- Born: 1914 Benin City
- Died: 1993
- Education: Baptist High School, Ibadan
- Occupation: Businessman

= Francis Edo-Osagie =

Nigerian businessman from Benin City

Francis Edo Osagie (1914-1994) was a Nigerian businessman from Benin City. He was born into an elite family; his father worked in the forestry department and was also a farmer in Benin City.

==Education and career==
He attended the Baptist primary school in Benin City and the Baptist High School, Ibadan for secondary education. After completing his secondary education, he took on a variety of duties, from being a transport clerk to a sales agent and an accountant. It was while working as an accountant that he noticed the potential of trading in timber, especially the prospective wood resources available in the Southeastern part of the country. He left his job and formed a joint venture with two other partners to explore timber but the venture yielded little as timber prices crashed.

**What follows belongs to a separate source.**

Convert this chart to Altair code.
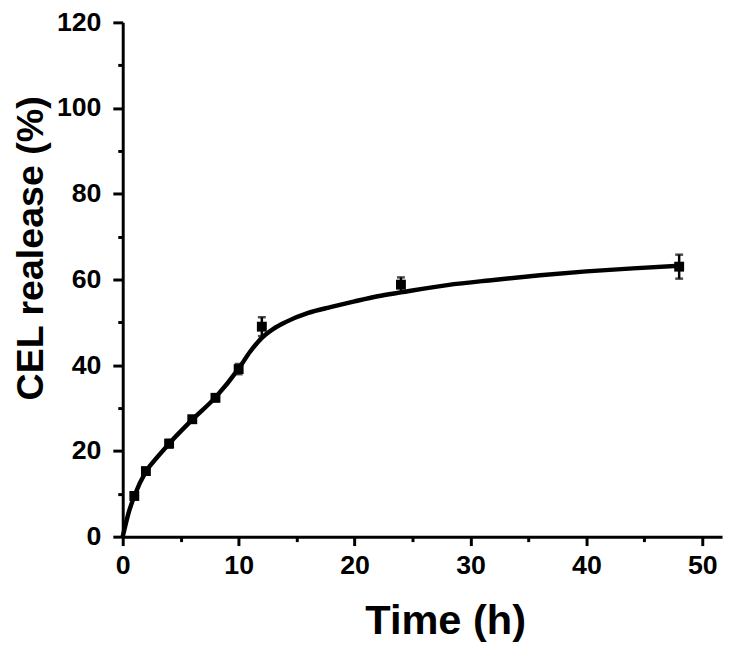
import altair as alt
import pandas as pd

# measured points
time_h = [1, 2, 4, 6, 8, 10, 12, 24, 48]
release = [9.5, 15.3, 21.7, 27.4, 32.4, 39.1, 49.0, 58.8, 63.0]
error = [0.8, 0.7, 0.9, 0.7, 0.8, 1.2, 2.2, 1.7, 2.8]

# fitted curve
fit_t = [0, 0.5, 1, 2, 3, 4, 6, 8, 10, 11, 12, 13, 14, 16, 18, 20, 22, 24, 28, 32, 36, 40, 44, 48]
fit_y = [0, 5.5, 9.5, 15.2, 18.6, 21.7, 27.3, 32.5, 39.2, 43.2, 46.4, 48.5, 50.0, 52.2, 53.6,
         54.9, 56.1, 57.0, 58.7, 59.9, 61.0, 61.9, 62.6, 63.2]

x_major = [0, 10, 20, 30, 40, 50]
x_minor = [5, 15, 25, 35, 45]
y_major = [0, 20, 40, 60, 80, 100, 120]
y_minor = [10, 30, 50, 70, 90, 110]

pts = pd.DataFrame({"t": time_h, "r": release, "e": error})
pts["lo"] = pts["r"] - pts["e"]
pts["hi"] = pts["r"] + pts["e"]
fit = pd.DataFrame({"t": fit_t, "r": fit_y})

FONT = "Liberation Sans"
xs = alt.Scale(domain=[0, 51.7], nice=False, zero=False)
ys = alt.Scale(domain=[0, 120], nice=False)

major_x = alt.Axis(values=x_major, orient="bottom", title="Time (h)", titleFontSize=42,
                   titleFont=FONT, titleFontWeight="bold", titleColor="black",
                   titleX=326, titleY=98, titleBaseline="alphabetic", titleAnchor="middle",
                   labelFont=FONT, labelFontSize=27, labelFontWeight="bold", labelColor="black",
                   labelPadding=7, tickSize=9, tickWidth=3, tickColor="black",
                   domainColor="black", domainWidth=3, grid=False, labelFlush=False)
major_y = alt.Axis(values=y_major, orient="left", title="CEL realease (%)", titleFontSize=38,
                   titleFont=FONT, titleFontWeight="bold", titleColor="black",
                   titleX=-81, titleY=228, titleAngle=-90, titleBaseline="alphabetic",
                   titleAlign="center",
                   labelFont=FONT, labelFontSize=27, labelFontWeight="bold", labelColor="black",
                   labelPadding=12, tickSize=10, tickWidth=3, tickColor="black",
                   domainColor="black", domainWidth=3, grid=False, labelFlush=False)
minor_x = alt.Axis(values=x_minor, orient="bottom", title=None, labels=False, domain=False,
                   tickSize=5, tickWidth=3, tickColor="black", grid=False)
minor_y = alt.Axis(values=y_minor, orient="left", title=None, labels=False, domain=False,
                   tickSize=5, tickWidth=3, tickColor="black", grid=False)

line = alt.Chart(fit).mark_line(color="black", strokeWidth=4.5, interpolate="monotone").encode(
    x=alt.X("t:Q", scale=xs, axis=major_x),
    y=alt.Y("r:Q", scale=ys, axis=major_y),
)

points = alt.Chart(pts).mark_square(color="black", size=100, opacity=1).encode(
    x=alt.X("t:Q", scale=xs, axis=minor_x),
    y=alt.Y("r:Q", scale=ys, axis=minor_y),
)

bars = alt.Chart(pts).mark_rule(color="black", strokeWidth=2.5).encode(
    x=alt.X("t:Q", scale=xs, axis=None),
    y=alt.Y("lo:Q", scale=ys, axis=None),
    y2="hi:Q",
)
cap_lo = alt.Chart(pts).mark_tick(color="black", thickness=2.5, size=8, orient="horizontal").encode(
    x=alt.X("t:Q", scale=xs, axis=None),
    y=alt.Y("lo:Q", scale=ys, axis=None),
)
cap_hi = alt.Chart(pts).mark_tick(color="black", thickness=2.5, size=8, orient="horizontal").encode(
    x=alt.X("t:Q", scale=xs, axis=None),
    y=alt.Y("hi:Q", scale=ys, axis=None),
)

chart = alt.layer(line, points, bars, cap_lo, cap_hi).resolve_axis(
    x="independent", y="independent"
).properties(
    width=606, height=520,
    autosize=alt.AutoSizeParams(type="none"),
    padding={"left": 116, "top": 11, "right": 5, "bottom": 105},
).configure_view(stroke=None)

chart.save("out.html", embed_options={"renderer": "svg", "actions": False})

After the closure of the venture, he started his own firm, Osagie & Sons. The new venture stayed in the timber business and finally found a successful way of selling timber. The company was advised to explore some areas where Toledo worms seemed to have caused some devastation to some trees. It was discovered that with inspection, and a little work, the core of the trees could be saved. He started exporting large-scale timber from the area to Europe and America and was very successful.

He was also an apolitical community leader, this allowed him to mediate on civil duties, particularly those affecting the oil companies, their workers, and the communities they operate in.